Leaving out every picture, copy the lines of the data exactly, from the first through the line containing "MM_PER_IN = 25.4".

-------

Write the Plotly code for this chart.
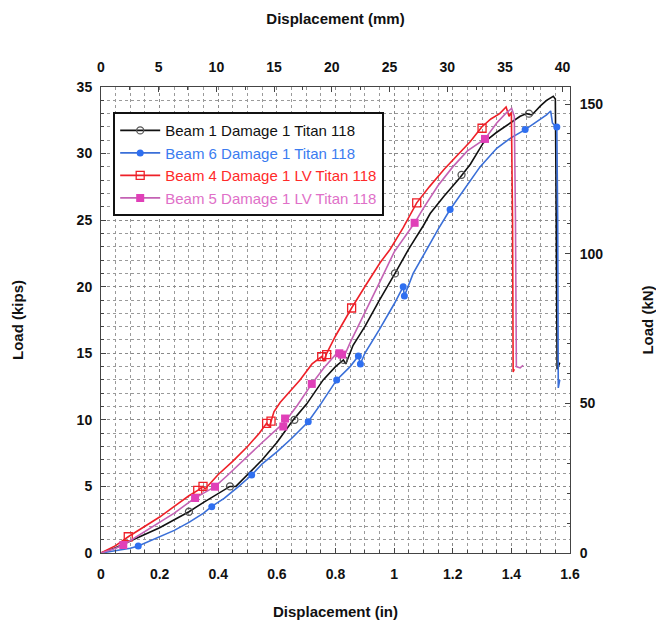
import plotly.graph_objects as go

KN_PER_KIP = 4.448222
MM_PER_IN = 25.4

# Beam 1 Damage 1 Titan 118
b1_x = [0, 0.05, 0.1, 0.15, 0.2, 0.25, 0.3, 0.35, 0.4, 0.44, 0.46, 0.5, 0.55, 0.6, 0.656, 0.702,
        0.758, 0.8, 0.827, 0.835, 0.86, 0.9, 0.95, 1.003, 1.049, 1.1, 1.123, 1.17, 1.225, 1.26,
        1.304, 1.35, 1.396, 1.43, 1.452, 1.47, 1.5, 1.52, 1.543, 1.55, 1.552, 1.554, 1.556, 1.56, 1.565]
b1_y = [0, 0.4, 0.9, 1.4, 1.9, 2.5, 3.1, 3.8, 4.5, 5.0, 5.0, 5.9, 7.0, 8.3, 10.0, 11.2,
        13.0, 14.0, 14.5, 14.2, 15.6, 17.0, 19.0, 21.0, 22.8, 24.6, 25.5, 26.8, 28.2, 29.2,
        30.8, 31.6, 32.3, 32.8, 33.0, 32.9, 33.6, 34.0, 34.3, 34.1, 28.5, 15.0, 13.8, 14.0, 14.3]
b1_mx = [0.3, 0.44, 0.66, 0.828, 1.003, 1.23, 1.46]
b1_my = [3.1, 5.0, 10.0, 14.5, 21.0, 28.4, 33.0]

# Beam 6 Damage 1 Titan 118
b6_x = [0, 0.05, 0.1, 0.127, 0.15, 0.2, 0.25, 0.3, 0.35, 0.378, 0.42, 0.47, 0.514, 0.55, 0.6,
        0.65, 0.707, 0.75, 0.804, 0.85, 0.878, 0.885, 0.9, 0.95, 1.0, 1.031, 1.035, 1.065, 1.111,
        1.15, 1.191, 1.25, 1.293, 1.35, 1.4, 1.447, 1.48, 1.5, 1.52, 1.534, 1.54, 1.548, 1.555,
        1.558, 1.56, 1.565]
b6_y = [0, 0.15, 0.35, 0.53, 0.75, 1.2, 1.7, 2.3, 3.0, 3.5, 4.1, 5.0, 5.86, 6.7, 7.6,
        8.6, 9.86, 11.2, 13.0, 14.0, 14.8, 14.2, 15.0, 16.8, 18.7, 20.0, 19.3, 21.0, 22.8,
        24.3, 25.8, 27.7, 29.0, 30.4, 31.2, 31.8, 32.3, 32.6, 32.9, 33.2, 32.3, 32.1, 32.0,
        25.0, 12.4, 13.0]
b6_mx = [0.127, 0.378, 0.514, 0.707, 0.804, 0.878, 0.885, 1.031, 1.035, 1.191, 1.447, 1.555]
b6_my = [0.53, 3.48, 5.86, 9.86, 13.0, 14.8, 14.2, 20.0, 19.3, 25.8, 31.8, 32.0]

# Beam 4 Damage 1 LV Titan 118
b4_x = [0, 0.05, 0.093, 0.15, 0.2, 0.25, 0.3, 0.33, 0.348, 0.355, 0.4, 0.45, 0.5, 0.54, 0.565,
        0.575, 0.59, 0.611, 0.65, 0.679, 0.72, 0.753, 0.76, 0.77, 0.8, 0.855, 0.9, 0.952, 0.986,
        1.03, 1.077, 1.12, 1.17, 1.214, 1.26, 1.299, 1.33, 1.36, 1.382, 1.392, 1.4, 1.404,
        1.406, 1.41]
b4_y = [0, 0.55, 1.22, 2.0, 2.7, 3.5, 4.3, 4.7, 5.0, 4.8, 5.9, 6.9, 8.0, 9.0, 9.74,
        9.5, 10.6, 11.3, 12.3, 13.0, 14.2, 14.75, 14.4, 15.0, 16.3, 18.4, 20.0, 21.8, 22.8,
        24.4, 26.3, 27.5, 28.8, 29.8, 30.9, 32.0, 32.6, 33.0, 33.5, 32.8, 33.1, 25.0,
        13.6, 13.8]
b4_mx = [0.093, 0.33, 0.348, 0.565, 0.58, 0.753, 0.77, 0.855, 1.077, 1.3]
b4_my = [1.22, 4.7, 5.0, 9.74, 9.9, 14.75, 14.9, 18.4, 26.3, 31.9]

# Beam 5 Damage 1 LV Titan 118
b5_x = [0, 0.05, 0.076, 0.12, 0.2, 0.25, 0.3, 0.321, 0.35, 0.389, 0.43, 0.5, 0.55, 0.6, 0.628,
        0.67, 0.719, 0.76, 0.8, 0.813, 0.83, 0.85, 0.9, 0.95, 1.0, 1.07, 1.1, 1.15, 1.2, 1.25,
        1.31, 1.35, 1.38, 1.401, 1.41, 1.414, 1.417, 1.43, 1.44]
b5_y = [0, 0.35, 0.6, 1.2, 2.3, 3.0, 3.8, 4.13, 4.5, 4.98, 5.8, 7.3, 8.3, 9.3, 9.86,
        11.1, 12.7, 13.9, 14.9, 15.0, 14.8, 15.8, 18.0, 20.3, 22.6, 24.8, 25.9, 27.6, 29.0, 30.2,
        31.1, 32.3, 33.0, 33.4, 32.8, 25.0, 14.0, 13.9, 14.1]
b5_mx = [0.076, 0.321, 0.389, 0.622, 0.628, 0.719, 0.813, 0.822, 1.07, 1.31]
b5_my = [0.6, 4.13, 4.98, 9.5, 10.1, 12.7, 15.0, 14.9, 24.8, 31.1]

series = [
    ('Beam 1 Damage 1 Titan 118', b1_x, b1_y, b1_mx, b1_my, '#111111', '#111111',
     dict(symbol='circle-open', color='#555555', size=7, line=dict(width=1.3))),
    ('Beam 6 Damage 1 Titan 118', b6_x, b6_y, b6_mx, b6_my, '#3a6fd8', '#3b7cf0',
     dict(symbol='circle', color='#2f6ff0', size=7)),
    ('Beam 4 Damage 1 LV Titan 118', b4_x, b4_y, b4_mx, b4_my, '#ee2028', '#ff2a2a',
     dict(symbol='square-open', color='#ee2028', size=8, line=dict(width=1.3))),
    ('Beam 5 Damage 1 LV Titan 118', b5_x, b5_y, b5_mx, b5_my, '#c462b4', '#e070c8',
     dict(symbol='square', color='#e040b8', size=8)),
]

fig = go.Figure()
for name, x, y, mx, my, line_color, text_color, marker in series:
    fig.add_trace(go.Scatter(x=x, y=y, mode='lines', line=dict(color=line_color, width=1.6),
                             showlegend=False, legendgroup=name))
    fig.add_trace(go.Scatter(x=mx, y=my, mode='markers', marker=marker,
                             showlegend=False, legendgroup=name))
    # legend entry only
    fig.add_trace(go.Scatter(x=[None], y=[None], mode='lines+markers', legendgroup=name,
                             name=f'<span style="color:{text_color}">{name}</span>',
                             line=dict(color=line_color, width=1.6), marker=marker))

# hidden trace to carry the secondary (SI) axes
fig.add_trace(go.Scatter(x=[None], y=[None], xaxis='x2', yaxis='y2', showlegend=False))

grid = dict(showgrid=True, gridcolor='#8a8a8a', griddash='dot', gridwidth=1)
tickfont = dict(family='Liberation Sans, Arial', size=14, color='#111', weight='bold')
titlefont = dict(family='Liberation Sans, Arial', size=15, color='#111', weight='bold')
axline = dict(showline=True, linecolor='#444', linewidth=1, zeroline=False, automargin=False,
              ticks='inside', ticklen=5, tickcolor='#444', tickfont=tickfont)

# the page body adds an 8px offset, so the figure is sized 8px smaller
fig.update_layout(
    width=656, height=622,
    margin=dict(l=93, r=94, t=79, b=77),
    paper_bgcolor='white', plot_bgcolor='white',
    xaxis=dict(range=[0, 1.6], dtick=0.2, tickformat='~g', **axline, **grid,
               minor=dict(dtick=0.05, ticks='inside', ticklen=3, showgrid=True,
                          gridcolor='#9a9a9a', griddash='dot'),
               ticklabelstandoff=8,
               title=dict(text='Displacement (in)', font=titlefont, standoff=25)),
    xaxis2=dict(range=[0, 1.6 * MM_PER_IN], dtick=5, overlaying='x', side='top',
                **axline, showgrid=False,
                minor=dict(dtick=2.5, ticks='inside', ticklen=3),
                ticklabelstandoff=8,
                title=dict(text='Displacement (mm)', font=titlefont, standoff=31)),
    yaxis=dict(range=[0, 35], dtick=5, **axline, **grid,
               minor=dict(dtick=1, ticks='inside', ticklen=3, showgrid=True,
                          gridcolor='#9a9a9a', griddash='dot'),
               ticklabelstandoff=5,
               title=dict(text='Load (kips)', font=titlefont, standoff=49)),
    yaxis2=dict(range=[0, 35 * KN_PER_KIP], dtick=50, overlaying='y', side='right',
                **axline, showgrid=False,
                minor=dict(dtick=10, ticks='inside', ticklen=3),
                ticklabelstandoff=6,
                title=dict(text='Load (kN)', font=titlefont, standoff=40)),
    legend=dict(x=0.026, y=0.946, xanchor='left', yanchor='top',
                bgcolor='white', bordercolor='#111', borderwidth=2,
                font=dict(family='Liberation Sans, Arial', size=15, color='#111'),
                itemwidth=40, tracegroupgap=0),
)

fig.write_html('out.html')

-------

#### [Exercise solution]
Write the Plotly code for this chart.
import plotly.graph_objects as go

KN_PER_KIP = 4.448222
MM_PER_IN = 25.4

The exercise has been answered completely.